I am about to begin building a small application for a user to manage the content of a simple website. Since the content will be changing relatively infrequently, it struck me that it would be a waste to dynamically generate each page upon request--all of the content on the site will remain the same between edits. The simple solution I came up with is to build the application so that when edits are submitted a new page is generated and saved. However, this seems like a poor reimplementation of caching. Is writing a script to save static pages the "wrong" way to go about this? Is it fine for small sites? Are there any light weight tools worth using to implement the caching of entire pages for a small project such as this one?

Keep in mind that I am using a shared hosting solution and do not have the ability to tweak / install things.

+1  A: 

The advantage of generating a static site versus using caching is that there's never any need to check if the page is in the cache or has been removed due to LRU algorithms. As long as you generate them promptly when an edit is made I see no problems with how you're doing it.

Ignacio Vazquez-Abrams
Thanks for the answer. It gives me a lot of confidence, as I can from your rep and profile that you are quite knowledgeable.
Oren
A: 

When I ran in those kind of projects, small projects, I simply made a small tool to cache all accessed pages from that site.

for example:

if someone is opening my rewrite: http://www.example.com/about-us.html it would access http://www.example.com/about-us.php

in my global file I made something like this:

when someone enters that page I check if /cache/about-us.html exists, if it didn't I would $cache_content = implode('', file('http://www.example.com/about-us.php')); to open webpage from outside, and write to disk .. I also added some expire headers like:

<?php
$cache_content = implode('', file('http://www.example.com/about-us.php'));
$date_cached = date('U');

$data = $date_cached."\n".$cache_content;

$fp = fopen('/cache/about-us.html', 'w');
fwrite($fp, $data);
fclose($fp);
?>

then on global.php file like I told you above it checks for that file, if it finds it it opens and read that date, if date was 3 days old I regenerated the file.

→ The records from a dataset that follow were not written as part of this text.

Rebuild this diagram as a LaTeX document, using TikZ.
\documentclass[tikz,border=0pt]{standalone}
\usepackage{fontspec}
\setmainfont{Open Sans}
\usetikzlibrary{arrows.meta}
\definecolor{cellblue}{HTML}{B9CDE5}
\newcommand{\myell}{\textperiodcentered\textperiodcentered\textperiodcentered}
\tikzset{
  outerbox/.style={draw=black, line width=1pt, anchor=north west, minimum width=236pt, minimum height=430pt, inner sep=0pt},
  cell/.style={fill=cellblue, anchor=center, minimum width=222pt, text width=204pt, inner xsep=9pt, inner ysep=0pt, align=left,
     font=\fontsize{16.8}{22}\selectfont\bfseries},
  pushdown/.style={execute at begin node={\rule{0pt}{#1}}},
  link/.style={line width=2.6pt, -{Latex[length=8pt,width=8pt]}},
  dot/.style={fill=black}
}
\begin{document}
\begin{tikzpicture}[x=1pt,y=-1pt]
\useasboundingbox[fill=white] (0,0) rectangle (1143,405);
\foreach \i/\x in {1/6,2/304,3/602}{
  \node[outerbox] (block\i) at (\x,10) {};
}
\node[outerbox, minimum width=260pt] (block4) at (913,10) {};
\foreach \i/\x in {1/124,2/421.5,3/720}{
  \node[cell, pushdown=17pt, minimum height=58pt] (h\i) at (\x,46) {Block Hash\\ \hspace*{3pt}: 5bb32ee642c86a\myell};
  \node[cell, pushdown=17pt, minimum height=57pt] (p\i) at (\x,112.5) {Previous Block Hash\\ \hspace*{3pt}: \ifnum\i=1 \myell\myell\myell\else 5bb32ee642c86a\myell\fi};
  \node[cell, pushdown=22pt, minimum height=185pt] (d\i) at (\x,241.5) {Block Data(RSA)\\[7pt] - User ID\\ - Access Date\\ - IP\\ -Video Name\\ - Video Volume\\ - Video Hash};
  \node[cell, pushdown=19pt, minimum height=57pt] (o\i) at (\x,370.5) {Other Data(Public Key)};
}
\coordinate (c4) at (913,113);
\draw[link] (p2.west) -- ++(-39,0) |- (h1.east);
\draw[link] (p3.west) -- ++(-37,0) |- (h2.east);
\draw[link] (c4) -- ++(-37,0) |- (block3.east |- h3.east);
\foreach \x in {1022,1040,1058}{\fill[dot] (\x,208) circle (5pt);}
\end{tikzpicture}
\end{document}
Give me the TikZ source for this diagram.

I also added in CMS a way to purge all cache.

Best of luck.

Mihai Iorga
Doing `file_get_contents()` would be way faster than `implode('', file())`. Also `file_put_contents()` easily replaces the `fopen()`, `fwrite()` and `fclose()` calls.
Alix Axel
this is because I'm doing PHP scripting for about 10 years now. And I kind of newbie in new functions. Yet, you're right. Thank you for pointing.